Neue Jugendorganisation und Abgrenzung zum Verfassungsschutz
Da die bisherige Jugendorganisation Junge Alternative (JA) vom Verfassungsschutz als „gesichert rechtsextremistisch“ eingestuft wird, beschloss die AfD auf dem Parteitag in Riesa, eine neue, stärker an die Bundespartei angebundene Jugendorganisation zu gründen. Diese soll disziplinarisch enger kontrolliert werden, um künftig gegen „Fehlverhalten“ durchgreifen zu können.
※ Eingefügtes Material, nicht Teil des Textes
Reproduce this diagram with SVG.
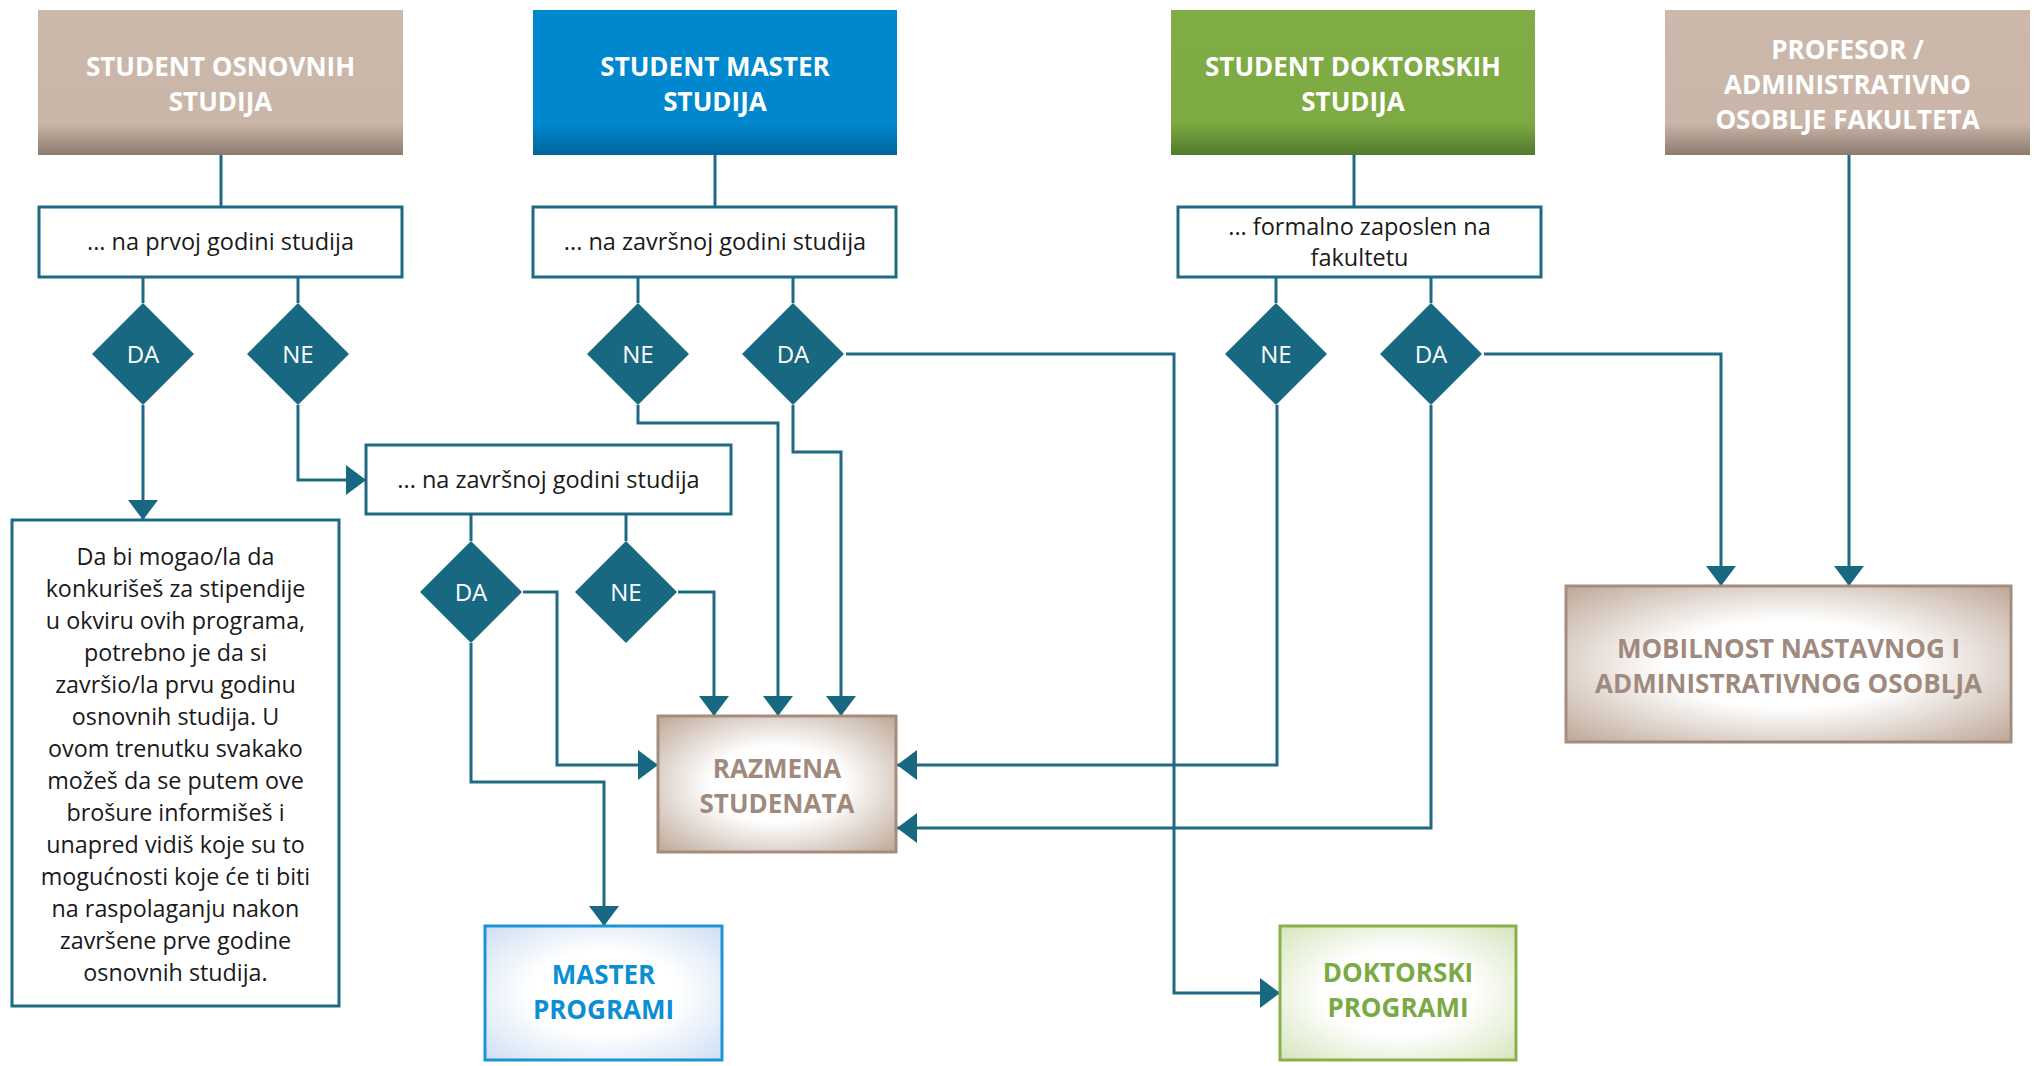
<svg xmlns="http://www.w3.org/2000/svg" width="2036" height="1066" viewBox="0 0 2036 1066">
<style>
.hdr{font-family:"Open Sans","Liberation Sans",sans-serif;font-weight:700;font-size:26px;fill:#ffffff;text-anchor:middle}
.sub{font-family:"Open Sans","Liberation Sans",sans-serif;font-size:23.5px;fill:#1a1a1a;text-anchor:middle}
.body{font-family:"Open Sans","Liberation Sans",sans-serif;font-size:23.3px;fill:#1a1a1a;text-anchor:middle}
.dtxt{font-family:"Open Sans","Liberation Sans",sans-serif;font-size:24px;fill:#ffffff;text-anchor:middle}
.res{font-family:"Open Sans","Liberation Sans",sans-serif;font-weight:700;font-size:26px;text-anchor:middle}
.box{fill:#ffffff;stroke:#1d6a82;stroke-width:3}
.dia{fill:#196882}
.conn{fill:none;stroke:#1d6a82;stroke-width:3}
.arr{marker-end:url(#ah)}
</style>
<defs>
<marker id="ah" markerUnits="userSpaceOnUse" markerWidth="22" markerHeight="32" refX="20" refY="15" orient="auto">
<path d="M0,0 L20,15 L0,30 Z" fill="#196882"/>
</marker>
<linearGradient id="gTaupe" x1="0" y1="0" x2="0" y2="1">
<stop offset="0" stop-color="#ccb9ab"/>
<stop offset="0.78" stop-color="#c9b6a8"/>
<stop offset="1" stop-color="#8d7b70"/>
</linearGradient>
<linearGradient id="gBlue" x1="0" y1="0" x2="0" y2="1">
<stop offset="0" stop-color="#0088cf"/>
<stop offset="0.78" stop-color="#0087cd"/>
<stop offset="1" stop-color="#00659c"/>
</linearGradient>
<linearGradient id="gGreen" x1="0" y1="0" x2="0" y2="1">
<stop offset="0" stop-color="#80ad45"/>
<stop offset="0.78" stop-color="#7daa43"/>
<stop offset="1" stop-color="#527a2e"/>
</linearGradient>
<radialGradient id="rTaupe" cx="0.5" cy="0.5" r="0.7">
<stop offset="0.4" stop-color="#ffffff"/>
<stop offset="1" stop-color="#bea898"/>
</radialGradient>
<radialGradient id="rBlue" cx="0.5" cy="0.5" r="0.7">
<stop offset="0.45" stop-color="#ffffff"/>
<stop offset="1" stop-color="#cfdff3"/>
</radialGradient>
<radialGradient id="rGreen" cx="0.5" cy="0.5" r="0.7">
<stop offset="0.45" stop-color="#ffffff"/>
<stop offset="1" stop-color="#d6e5bd"/>
</radialGradient>
</defs>

<g id="connectors">
<path class="conn" d="M221,155 V207"/>
<path class="conn" d="M715,155 V207"/>
<path class="conn" d="M1354,155 V207"/>
<path class="conn arr" d="M1849,155 V586"/>
<path class="conn" d="M143,277 V303"/>
<path class="conn" d="M298,277 V303"/>
<path class="conn" d="M638,277 V303"/>
<path class="conn" d="M793,277 V303"/>
<path class="conn" d="M1276,277 V303"/>
<path class="conn" d="M1431,277 V303"/>
<path class="conn arr" d="M143,405 V520"/>
<path class="conn arr" d="M298,405 V480 H366"/>
<path class="conn arr" d="M638,405 V423 H778 V716"/>
<path class="conn arr" d="M793,405 V452 H841 V716"/>
<path class="conn arr" d="M846,354 H1174 V993 H1280"/>
<path class="conn arr" d="M1277,405 V765 H897"/>
<path class="conn arr" d="M1431,405 V828 H897"/>
<path class="conn arr" d="M1484,354 H1721 V586"/>
<path class="conn" d="M471,514 V541"/>
<path class="conn" d="M626,514 V541"/>
<path class="conn arr" d="M523,592 H557 V765 H658"/>
<path class="conn arr" d="M471,643 V782 H604 V926"/>
<path class="conn arr" d="M678,592 H714 V716"/>
</g>

<g id="student-osnovnih">
<rect x="38" y="10" width="365" height="145" fill="url(#gTaupe)"/>
<text class="hdr" x="220.5" y="76">STUDENT OSNOVNIH</text>
<text class="hdr" x="220.5" y="111">STUDIJA</text>
</g>
<g id="student-master">
<rect x="533" y="10" width="364" height="145" fill="url(#gBlue)"/>
<text class="hdr" x="715" y="76">STUDENT MASTER</text>
<text class="hdr" x="715" y="111">STUDIJA</text>
</g>
<g id="student-doktorskih">
<rect x="1171" y="10" width="364" height="145" fill="url(#gGreen)"/>
<text class="hdr" x="1353" y="76">STUDENT DOKTORSKIH</text>
<text class="hdr" x="1353" y="111">STUDIJA</text>
</g>
<g id="profesor">
<rect x="1665" y="10" width="365" height="145" fill="url(#gTaupe)"/>
<text class="hdr" x="1847.5" y="59">PROFESOR /</text>
<text class="hdr" x="1847.5" y="94">ADMINISTRATIVNO</text>
<text class="hdr" x="1847.5" y="129">OSOBLJE FAKULTETA</text>
</g>

<g id="q-prva-godina">
<rect class="box" x="39" y="207" width="363" height="70"/>
<text class="sub" x="220.5" y="250">... na prvoj godini studija</text>
</g>
<g id="q-zavrsna-master">
<rect class="box" x="533" y="207" width="363" height="70"/>
<text class="sub" x="715" y="250">... na završnoj godini studija</text>
</g>
<g id="q-zaposlen">
<rect class="box" x="1178" y="207" width="363" height="70"/>
<text class="sub" x="1359.5" y="235">... formalno zaposlen na</text>
<text class="sub" x="1359.5" y="266">fakultetu</text>
</g>
<g id="q-zavrsna-osnovne">
<rect class="box" x="366" y="445" width="365" height="69"/>
<text class="sub" x="548.5" y="488">... na završnoj godini studija</text>
</g>

<g id="d-da1"><path class="dia" d="M143,303 L194,354 L143,405 L92,354 Z"/><text class="dtxt" x="143" y="363">DA</text></g>
<g id="d-ne1"><path class="dia" d="M298,303 L349,354 L298,405 L247,354 Z"/><text class="dtxt" x="298" y="363">NE</text></g>
<g id="d-ne2"><path class="dia" d="M638,303 L689,354 L638,405 L587,354 Z"/><text class="dtxt" x="638" y="363">NE</text></g>
<g id="d-da2"><path class="dia" d="M793,303 L844,354 L793,405 L742,354 Z"/><text class="dtxt" x="793" y="363">DA</text></g>
<g id="d-ne3"><path class="dia" d="M1276,303 L1327,354 L1276,405 L1225,354 Z"/><text class="dtxt" x="1276" y="363">NE</text></g>
<g id="d-da3"><path class="dia" d="M1431,303 L1482,354 L1431,405 L1380,354 Z"/><text class="dtxt" x="1431" y="363">DA</text></g>
<g id="d-da4"><path class="dia" d="M471,541 L522,592 L471,643 L420,592 Z"/><text class="dtxt" x="471" y="601">DA</text></g>
<g id="d-ne4"><path class="dia" d="M626,541 L677,592 L626,643 L575,592 Z"/><text class="dtxt" x="626" y="601">NE</text></g>

<g id="info-box">
<rect class="box" x="12" y="520" width="327" height="486"/>
<text class="body" x="175.5" y="565">Da bi mogao/la da</text>
<text class="body" x="175.5" y="597">konkurišeš za stipendije</text>
<text class="body" x="175.5" y="629">u okviru ovih programa,</text>
<text class="body" x="175.5" y="661">potrebno je da si</text>
<text class="body" x="175.5" y="693">završio/la prvu godinu</text>
<text class="body" x="175.5" y="725">osnovnih studija. U</text>
<text class="body" x="175.5" y="757">ovom trenutku svakako</text>
<text class="body" x="175.5" y="789">možeš da se putem ove</text>
<text class="body" x="175.5" y="821">brošure informišeš i</text>
<text class="body" x="175.5" y="853">unapred vidiš koje su to</text>
<text class="body" x="175.5" y="885">mogućnosti koje će ti biti</text>
<text class="body" x="175.5" y="917">na raspolaganju nakon</text>
<text class="body" x="175.5" y="949">završene prve godine</text>
<text class="body" x="175.5" y="981">osnovnih studija.</text>
</g>

<g id="razmena">
<rect x="658" y="716" width="238" height="136" fill="url(#rTaupe)" stroke="#a48d7f" stroke-width="3"/>
<text class="res" x="777" y="778" fill="#a08a7e">RAZMENA</text>
<text class="res" x="777" y="813" fill="#a08a7e">STUDENATA</text>
</g>
<g id="mobilnost">
<rect x="1566" y="586" width="445" height="156" fill="url(#rTaupe)" stroke="#a48d7f" stroke-width="3"/>
<text class="res" x="1788.5" y="658" fill="#a08a7e">MOBILNOST NASTAVNOG I</text>
<text class="res" x="1788.5" y="693" fill="#a08a7e">ADMINISTRATIVNOG OSOBLJA</text>
</g>
<g id="master-programi">
<rect x="485" y="926" width="237" height="134" fill="url(#rBlue)" stroke="#1b95d5" stroke-width="3"/>
<text class="res" x="603.5" y="984" fill="#0b8fd4">MASTER</text>
<text class="res" x="603.5" y="1019" fill="#0b8fd4">PROGRAMI</text>
</g>
<g id="doktorski-programi">
<rect x="1280" y="926" width="236" height="134" fill="url(#rGreen)" stroke="#88b04b" stroke-width="3"/>
<text class="res" x="1398" y="982" fill="#7ba944">DOKTORSKI</text>
<text class="res" x="1398" y="1017" fill="#7ba944">PROGRAMI</text>
</g>
</svg>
Dennoch bleiben Zweifel, ob diese strukturelle Neuerung einen echten Kurswechsel oder lediglich einen taktischen Schritt darstellt, um der Verfassungsschutz-Beobachtung zu entgehen.
Kritik und Ausblick
Die Einstufung mehrerer AfD-Landesverbände als rechtsextremistisch sowie die Enthüllungen über geheime Treffen mit Neonazis haben für breite Empörung gesorgt und eine intensive öffentliche Debatte über die Ziele und die gesellschaftliche Verantwortung der AfD ausgelöst. Alice Weidel sieht sich mit dem Vorwurf konfrontiert, durch ihre Nähe zu radikalen Positionen das politische Klima weiter zu polarisieren. Während Anhänger sie für ihre klaren Worte und ihre wirtschaftliche Kompetenz schätzen, werfen Kritiker ihr vor, den Schulterschluss mit extremistischen Strömungen nicht konsequent zu vermeiden.
Trotz alledem hat sich Weidel innerhalb der AfD als unangefochtene Führungspersönlichkeit etabliert. Die Partei hofft, von steigenden Umfragewerten zu profitieren und nach der nächsten Bundestagswahl mit Weidel als Spitzenkandidatin Regierungsverantwortung zu übernehmen – auch wenn es aktuell keine andere Partei gibt, die zu einer Koalition mit der AfD bereit wäre. Ob und in welchem Ausmaß die AfD damit langfristig Erfolg haben wird, hängt nicht zuletzt davon ab, wie die Wählerinnen und Wähler auf die rechtsextremen Tendenzen, die fortdauernde Verfassungsschutz-Beobachtung und das radikale Parteiprogramm reagieren.